The Muttahida Qaumi Movement (MQM), which controls most of Pakistan’s largest city, announced the strike three days after a car bomb killed 50 people and wounded around 140 others in the Shia Muslim neighbourhood Abbas Town.
Businesses, shops, schools and transporters went on strike around 16:00 (1100 GMT) after the call was made early yesterday, but MQM brought the action to an end shortly after 20:30.
“We withdraw our decision for an indefinite strike because people from all walks of life especially traders approached us and said it would affect their businesses and overall economy,” Raza Haroon, an MQM leader, told reporters.
“We will announce future course of action later but we are not withdrawing from our demands including arrest of the attackers.
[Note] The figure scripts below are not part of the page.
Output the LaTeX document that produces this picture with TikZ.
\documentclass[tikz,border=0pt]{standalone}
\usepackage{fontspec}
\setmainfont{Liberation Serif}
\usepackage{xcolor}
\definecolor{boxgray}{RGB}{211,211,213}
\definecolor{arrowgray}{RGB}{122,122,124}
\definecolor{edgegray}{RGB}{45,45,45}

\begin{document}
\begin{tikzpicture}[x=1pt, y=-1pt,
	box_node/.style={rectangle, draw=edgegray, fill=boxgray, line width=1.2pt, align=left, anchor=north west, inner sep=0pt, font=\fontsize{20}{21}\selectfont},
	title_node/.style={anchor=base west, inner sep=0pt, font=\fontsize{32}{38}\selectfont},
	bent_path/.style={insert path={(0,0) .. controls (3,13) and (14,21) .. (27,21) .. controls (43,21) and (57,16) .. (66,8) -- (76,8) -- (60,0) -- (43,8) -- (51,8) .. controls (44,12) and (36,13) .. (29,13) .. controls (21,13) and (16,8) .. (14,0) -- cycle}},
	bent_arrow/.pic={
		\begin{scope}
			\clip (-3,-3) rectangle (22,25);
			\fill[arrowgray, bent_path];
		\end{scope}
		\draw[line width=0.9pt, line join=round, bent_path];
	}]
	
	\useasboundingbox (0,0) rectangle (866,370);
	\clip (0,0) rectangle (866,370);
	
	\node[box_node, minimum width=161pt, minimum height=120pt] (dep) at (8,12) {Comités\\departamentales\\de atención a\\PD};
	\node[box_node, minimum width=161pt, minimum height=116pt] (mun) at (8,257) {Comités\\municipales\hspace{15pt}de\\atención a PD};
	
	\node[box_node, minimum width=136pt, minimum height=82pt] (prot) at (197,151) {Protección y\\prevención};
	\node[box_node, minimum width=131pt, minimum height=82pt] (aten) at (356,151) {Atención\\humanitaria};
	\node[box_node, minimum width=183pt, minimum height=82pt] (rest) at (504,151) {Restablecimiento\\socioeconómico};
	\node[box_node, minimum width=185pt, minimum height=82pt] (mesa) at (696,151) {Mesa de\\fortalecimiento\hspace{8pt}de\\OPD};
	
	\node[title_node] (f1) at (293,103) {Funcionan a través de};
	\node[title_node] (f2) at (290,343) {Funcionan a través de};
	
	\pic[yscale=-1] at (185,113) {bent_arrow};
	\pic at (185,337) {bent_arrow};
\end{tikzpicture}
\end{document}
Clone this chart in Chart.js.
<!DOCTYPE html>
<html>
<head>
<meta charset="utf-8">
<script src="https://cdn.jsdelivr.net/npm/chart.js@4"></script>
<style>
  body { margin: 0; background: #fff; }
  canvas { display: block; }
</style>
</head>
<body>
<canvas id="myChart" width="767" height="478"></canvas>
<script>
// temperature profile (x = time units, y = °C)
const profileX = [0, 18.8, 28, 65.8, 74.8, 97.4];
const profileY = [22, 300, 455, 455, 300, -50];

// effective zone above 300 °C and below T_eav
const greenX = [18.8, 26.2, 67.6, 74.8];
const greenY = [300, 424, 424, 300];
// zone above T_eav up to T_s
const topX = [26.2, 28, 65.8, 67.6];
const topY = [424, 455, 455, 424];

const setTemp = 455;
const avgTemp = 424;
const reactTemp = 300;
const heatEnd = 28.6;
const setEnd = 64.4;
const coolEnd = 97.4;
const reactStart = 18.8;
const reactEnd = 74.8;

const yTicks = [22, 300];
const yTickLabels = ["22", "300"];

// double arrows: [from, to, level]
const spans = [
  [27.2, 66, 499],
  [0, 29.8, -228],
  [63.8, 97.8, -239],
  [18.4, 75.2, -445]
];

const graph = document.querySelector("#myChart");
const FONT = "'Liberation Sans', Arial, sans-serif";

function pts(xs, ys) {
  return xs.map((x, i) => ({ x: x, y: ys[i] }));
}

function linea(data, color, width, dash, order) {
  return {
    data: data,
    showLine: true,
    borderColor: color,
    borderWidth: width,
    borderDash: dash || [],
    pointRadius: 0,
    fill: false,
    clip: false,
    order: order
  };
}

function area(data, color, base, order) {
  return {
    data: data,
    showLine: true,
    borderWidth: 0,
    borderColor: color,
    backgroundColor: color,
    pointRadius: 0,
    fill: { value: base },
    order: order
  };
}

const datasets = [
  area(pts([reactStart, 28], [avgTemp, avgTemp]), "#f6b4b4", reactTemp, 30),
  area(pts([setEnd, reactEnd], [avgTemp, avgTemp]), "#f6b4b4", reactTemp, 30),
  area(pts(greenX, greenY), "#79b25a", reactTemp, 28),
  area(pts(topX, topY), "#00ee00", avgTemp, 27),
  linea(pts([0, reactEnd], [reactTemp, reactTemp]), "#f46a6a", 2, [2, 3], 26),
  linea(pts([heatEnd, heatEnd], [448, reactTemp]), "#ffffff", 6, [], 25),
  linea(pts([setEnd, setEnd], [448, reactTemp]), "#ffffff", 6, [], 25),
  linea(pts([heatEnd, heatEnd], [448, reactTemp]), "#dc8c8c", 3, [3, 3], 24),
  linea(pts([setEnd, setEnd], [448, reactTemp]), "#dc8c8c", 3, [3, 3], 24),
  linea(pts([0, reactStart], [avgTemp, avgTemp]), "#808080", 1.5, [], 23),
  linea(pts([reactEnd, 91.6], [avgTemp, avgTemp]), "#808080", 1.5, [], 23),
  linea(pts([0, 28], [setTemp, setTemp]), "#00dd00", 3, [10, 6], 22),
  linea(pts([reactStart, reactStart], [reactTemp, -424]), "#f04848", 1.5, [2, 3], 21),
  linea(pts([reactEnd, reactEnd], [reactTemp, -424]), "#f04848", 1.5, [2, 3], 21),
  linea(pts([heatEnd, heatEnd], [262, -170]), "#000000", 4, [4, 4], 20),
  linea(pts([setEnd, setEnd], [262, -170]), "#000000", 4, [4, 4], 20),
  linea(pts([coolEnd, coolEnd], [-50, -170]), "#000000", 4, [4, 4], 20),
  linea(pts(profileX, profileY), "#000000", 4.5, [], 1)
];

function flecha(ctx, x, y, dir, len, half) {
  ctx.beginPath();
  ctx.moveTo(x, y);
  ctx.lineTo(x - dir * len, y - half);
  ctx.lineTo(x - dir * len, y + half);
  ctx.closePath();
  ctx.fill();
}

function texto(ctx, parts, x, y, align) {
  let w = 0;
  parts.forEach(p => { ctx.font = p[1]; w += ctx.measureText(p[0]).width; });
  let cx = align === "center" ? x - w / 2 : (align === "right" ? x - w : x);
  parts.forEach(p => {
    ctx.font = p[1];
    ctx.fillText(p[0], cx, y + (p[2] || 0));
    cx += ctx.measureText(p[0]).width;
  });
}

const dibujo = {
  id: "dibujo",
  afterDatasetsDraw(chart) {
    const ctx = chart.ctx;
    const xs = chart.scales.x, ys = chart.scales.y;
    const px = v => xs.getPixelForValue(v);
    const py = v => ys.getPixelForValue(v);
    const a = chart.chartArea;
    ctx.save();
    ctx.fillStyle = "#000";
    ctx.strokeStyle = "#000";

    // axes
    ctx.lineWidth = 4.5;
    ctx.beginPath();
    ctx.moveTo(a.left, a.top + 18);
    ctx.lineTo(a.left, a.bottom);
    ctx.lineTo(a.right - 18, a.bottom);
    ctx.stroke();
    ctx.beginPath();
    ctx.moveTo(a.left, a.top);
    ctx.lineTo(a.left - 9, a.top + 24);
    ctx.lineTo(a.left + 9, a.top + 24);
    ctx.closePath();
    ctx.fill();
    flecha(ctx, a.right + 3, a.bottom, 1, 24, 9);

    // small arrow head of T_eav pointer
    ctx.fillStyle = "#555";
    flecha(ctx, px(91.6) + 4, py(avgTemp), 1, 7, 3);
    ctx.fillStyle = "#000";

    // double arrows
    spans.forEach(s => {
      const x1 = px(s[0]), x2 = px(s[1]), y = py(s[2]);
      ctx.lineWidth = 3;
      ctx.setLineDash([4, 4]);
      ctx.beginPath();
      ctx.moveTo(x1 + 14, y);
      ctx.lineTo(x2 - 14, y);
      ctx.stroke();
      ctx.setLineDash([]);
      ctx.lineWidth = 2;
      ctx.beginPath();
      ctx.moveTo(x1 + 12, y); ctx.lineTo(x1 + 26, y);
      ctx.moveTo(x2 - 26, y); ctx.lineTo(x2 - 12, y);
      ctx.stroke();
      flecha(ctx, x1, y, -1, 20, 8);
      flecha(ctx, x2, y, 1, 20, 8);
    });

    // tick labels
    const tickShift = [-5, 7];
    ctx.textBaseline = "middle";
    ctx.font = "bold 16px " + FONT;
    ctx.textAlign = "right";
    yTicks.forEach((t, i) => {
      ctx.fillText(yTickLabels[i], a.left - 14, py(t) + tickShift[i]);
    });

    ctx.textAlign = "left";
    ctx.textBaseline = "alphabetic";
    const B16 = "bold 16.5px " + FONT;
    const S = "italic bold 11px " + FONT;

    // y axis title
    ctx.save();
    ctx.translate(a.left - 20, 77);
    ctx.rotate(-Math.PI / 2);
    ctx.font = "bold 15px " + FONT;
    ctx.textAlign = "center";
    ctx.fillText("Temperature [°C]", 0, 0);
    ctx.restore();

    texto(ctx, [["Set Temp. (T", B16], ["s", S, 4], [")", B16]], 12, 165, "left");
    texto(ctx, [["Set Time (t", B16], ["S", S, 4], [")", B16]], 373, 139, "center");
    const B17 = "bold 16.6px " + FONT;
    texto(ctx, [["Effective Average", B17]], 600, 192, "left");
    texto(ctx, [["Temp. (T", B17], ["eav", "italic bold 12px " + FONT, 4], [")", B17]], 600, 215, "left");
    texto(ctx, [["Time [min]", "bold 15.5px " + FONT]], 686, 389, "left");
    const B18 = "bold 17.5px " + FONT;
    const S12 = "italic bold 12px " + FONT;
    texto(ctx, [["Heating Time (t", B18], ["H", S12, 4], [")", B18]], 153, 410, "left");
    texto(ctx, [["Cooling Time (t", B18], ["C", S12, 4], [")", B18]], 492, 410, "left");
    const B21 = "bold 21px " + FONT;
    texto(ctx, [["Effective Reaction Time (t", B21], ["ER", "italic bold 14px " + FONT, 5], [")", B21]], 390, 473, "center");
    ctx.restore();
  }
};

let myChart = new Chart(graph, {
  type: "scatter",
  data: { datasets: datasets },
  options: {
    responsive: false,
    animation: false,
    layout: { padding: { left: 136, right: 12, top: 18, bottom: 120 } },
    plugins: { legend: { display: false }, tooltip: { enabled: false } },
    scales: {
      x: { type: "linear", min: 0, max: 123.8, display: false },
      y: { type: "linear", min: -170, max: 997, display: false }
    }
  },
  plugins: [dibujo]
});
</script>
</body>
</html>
“Our peaceful protest will continue until the arrest of all culprits.”
The head of an organisation representing private schools in Karachi, Khalid Shah, who had earlier announced the closure of schools “until the security situation improves”, also withdrew his decision.
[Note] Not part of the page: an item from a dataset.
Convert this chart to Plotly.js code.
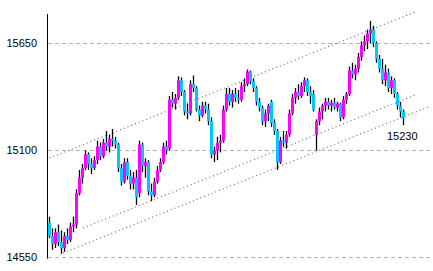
<!DOCTYPE html>
<html>
<head>
<meta charset="utf-8">
<script src="https://cdn.plot.ly/plotly-3.0.1.min.js"></script>
<style>
html,body{margin:0;padding:0;background:#fff;}
#chart{width:433px;height:271px;}
</style>
</head>
<body>
<div id="chart"></div>
<script>
const candleOpen = [14730,14660,14620,14680,14630,14600,14660,14640,14710,14720,
14880,14960,15010,15080,15030,15010,15050,15120,15070,15140,
15120,15160,15150,15130,15010,14940,15040,14970,14930,14960,
14880,15130,15020,15040,14890,14870,14940,15000,15040,15120,
15110,15360,15340,15370,15460,15400,15300,15290,15440,15420,
15310,15280,15330,15310,15250,15080,15100,15140,15150,15310,
15390,15350,15390,15370,15360,15430,15440,15505,15455,15420,
15350,15320,15250,15290,15350,15240,15200,15040,15150,15140,
15180,15290,15370,15400,15380,15430,15460,15400,15390,15180,
15250,15300,15330,15350,15330,15345,15320,15340,15270,15360,
15390,15510,15490,15520,15580,15640,15660,15700,15720,15650,
15570,15520,15460,15500,15420,15460,15390,15330,15300];
const candleHigh = [14760,14700,14700,14720,14690,14680,14700,14730,14760,14900,
15000,15030,15100,15090,15060,15070,15150,15140,15160,15200,
15180,15210,15170,15140,15030,15060,15060,15000,14990,15000,
15150,15140,15060,15050,14930,14960,15020,15060,15140,15150,
15380,15400,15390,15480,15475,15410,15340,15460,15485,15430,
15330,15350,15350,15340,15270,15120,15170,15180,15330,15420,
15420,15410,15420,15410,15450,15470,15515,15510,15470,15430,
15370,15330,15310,15340,15360,15260,15210,15170,15200,15200,
15310,15390,15420,15440,15450,15475,15470,15430,15410,15260,
15320,15340,15370,15370,15360,15370,15350,15345,15380,15400,
15530,15550,15540,15600,15660,15690,15720,15765,15740,15660,
15590,15570,15540,15520,15480,15470,15400,15350,15310];
const candleLow = [14650,14590,14600,14610,14570,14580,14620,14630,14680,14700,
14870,14930,15000,15000,14980,15000,15030,15050,15060,15100,
15090,15120,15110,14990,14920,14930,14950,14900,14900,14820,
14860,14990,14960,14870,14840,14860,14930,14990,15030,15080,
15100,15320,15310,15360,15380,15280,15260,15280,15400,15300,
15250,15270,15290,15230,15060,15040,15050,15090,15140,15300,
15330,15320,15350,15340,15350,15400,15430,15440,15400,15330,
15300,15230,15220,15250,15220,15180,15000,15030,15120,15110,
15170,15280,15340,15360,15370,15400,15380,15340,15300,15100,
15230,15260,15300,15310,15300,15310,15300,15250,15260,15340,
15380,15470,15460,15500,15560,15610,15620,15650,15630,15550,
15500,15440,15430,15400,15390,15370,15310,15270,15230];
const candleClose = [14660,14620,14680,14630,14600,14660,14640,14710,14720,14880,
14960,15010,15080,15030,15010,15050,15120,15070,15140,15120,
15160,15150,15130,15010,14940,15040,14970,14930,14960,14860,
15130,15020,15040,14890,14870,14940,15000,15040,15120,15100,
15360,15340,15370,15460,15400,15300,15290,15440,15420,15310,
15280,15330,15310,15250,15080,15100,15140,15150,15310,15390,
15350,15390,15370,15360,15430,15440,15505,15455,15420,15350,
15320,15250,15290,15330,15240,15200,15040,15150,15140,15180,
15290,15370,15400,15380,15430,15460,15400,15380,15310,15250,
15300,15330,15350,15330,15345,15320,15340,15270,15360,15390,
15510,15490,15520,15580,15640,15660,15700,15720,15650,15570,
15520,15460,15500,15420,15460,15390,15330,15300,15265];

const yTickVals = [14550, 15100, 15650];
const yTickText = ['14550', '15100', '15650'];
const lastPrice = 15230;

// trend channel lines: [startIndex, endIndex], [startValue, endValue]
const upperLineIdx = [0, 121.8];
const upperLineVal = [15061, 15810];
const middleLineIdx = [11.2, 121.8];
const middleLineVal = [14702, 15384];
const lowerLineIdx = [4.5, 126.2];
const lowerLineVal = [14574, 15323];

const UP = '#ff00ff', DOWN = '#00c8ff';
const idx = candleClose.map((_, i) => i);

const wickX = [], wickY = [];
const upX = [], upY = [], dnX = [], dnY = [];
idx.forEach(i => {
  wickX.push(i, i, null);
  wickY.push(candleLow[i], candleHigh[i], null);
  if (candleClose[i] >= candleOpen[i]) {
    upX.push(i, i, null); upY.push(candleOpen[i], candleClose[i], null);
  } else {
    dnX.push(i, i, null); dnY.push(candleOpen[i], candleClose[i], null);
  }
});

const dotLine = {color: '#6e6e6e', width: 1.2, dash: '1px,3px'};
const traces = [
  {type: 'scatter', mode: 'lines', x: upperLineIdx, y: upperLineVal, line: dotLine, hoverinfo: 'skip'},
  {type: 'scatter', mode: 'lines', x: middleLineIdx, y: middleLineVal, line: dotLine, hoverinfo: 'skip'},
  {type: 'scatter', mode: 'lines', x: lowerLineIdx, y: lowerLineVal, line: dotLine, hoverinfo: 'skip'},
  {type: 'scatter', mode: 'lines', x: wickX, y: wickY, line: {color: '#000', width: 1.3}, hoverinfo: 'skip'},
  {type: 'scatter', mode: 'lines', x: upX, y: upY, line: {color: UP, width: 3}, hoverinfo: 'skip'},
  {type: 'scatter', mode: 'lines', x: dnX, y: dnY, line: {color: DOWN, width: 3}, hoverinfo: 'skip'}
];

const layout = {
  width: 433, height: 271,
  margin: {l: 48, r: 3, t: 8, b: 12, pad: 0},
  paper_bgcolor: '#fff', plot_bgcolor: '#fff',
  showlegend: false,
  font: {family: '"Liberation Sans", Arial, sans-serif', size: 11, color: '#000'},
  xaxis: {range: [-0.5, -0.5 + 382/3], showgrid: false, zeroline: false, showline: false,
          showticklabels: false, ticks: '', fixedrange: true},
  yaxis: {range: [14543, 15831], tickvals: yTickVals, ticktext: yTickText,
          showgrid: true, gridcolor: '#b4b4b4', gridwidth: 1, griddash: '4px,3px',
          zeroline: false, showline: false, ticks: '', ticklabelstandoff: 10, fixedrange: true},
  shapes: [{type: 'line', xref: 'paper', yref: 'y', x0: -0.5/382, x1: -0.5/382,
            y0: 14545, y1: 15800, line: {color: '#000', width: 1}}],
  annotations: [{xref: 'x', yref: 'y', x: idx.length - 1, y: lastPrice,
                 text: String(lastPrice), showarrow: false, xanchor: 'center', yanchor: 'top',
                 xshift: -1, yshift: -3, font: {size: 11, color: '#000'}}]
};

Plotly.newPlot('chart', traces, layout, {displayModeBar: false, staticPlot: true});
</script>
</body>
</html>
“We have decided to open schools from Thursday,” he said.
Sunday’s bomb was the fourth in a series of major attacks on the minority Shia community since January 10 that have killed more than 250 people.
While no one has yet claimed the bombing, the banned extremist Sunni outfit Lashkar-e-Jhangvi has said it carried out the previous attacks.
There has been widespread outrage at the government’s apparent powerlessness in the face of rising sectarian violence, which has raised alarming questions about the security of general elections due to be held by mid-May.
The MQM last month withdrew from the main ruling coalition in a move interpreted as a way of jockeying for political advantage as parliament prepares to dissolve in mid-March.
Karachi, a city of 18mn people, contributes 42% of Pakistan’s GDP but is rife with murders and kidnappings and has been plagued for years by ethnic, sectarian and political violence.
Campaigners warn the situation is getting worse.
Provincial paramilitary chief Rizwan Akhtar says his forces arrested 59 suspects over Sunday’s blast. Pakistani forces frequently detain people en masse after major bombings but few if any are ever charged.
The local government said earlier yesterday that Fayyaz Leghari, police chief of southern province Sindh, had been removed from his post over the bomb attack.
Leghari was also removed from his post in June 2011, after security forces shot dead an unarmed man in a public park. He was reinstated last year.
In a Supreme Court hearing in Karachi yesterday, chief justice Iftikhar Mohamed Chaudhry slammed the government and security agencies for negligence, demanding to know why heads had not rolled after Sunday’s attack.
“We’ll not allow anyone to enjoy public office at the cost of public taxes and do nothing to safeguard their lives and properties,” Chaudhry said.
“Those who died in the blast and others who are continuously being targeted in other terrorist acts are not foreigners. They are our own blood, they pay taxes for our salaries.”
Shops were also forced to close yesterday in the southern cities of Hyderabad, Mirpurkhas and Nawabshah after shootings were reported.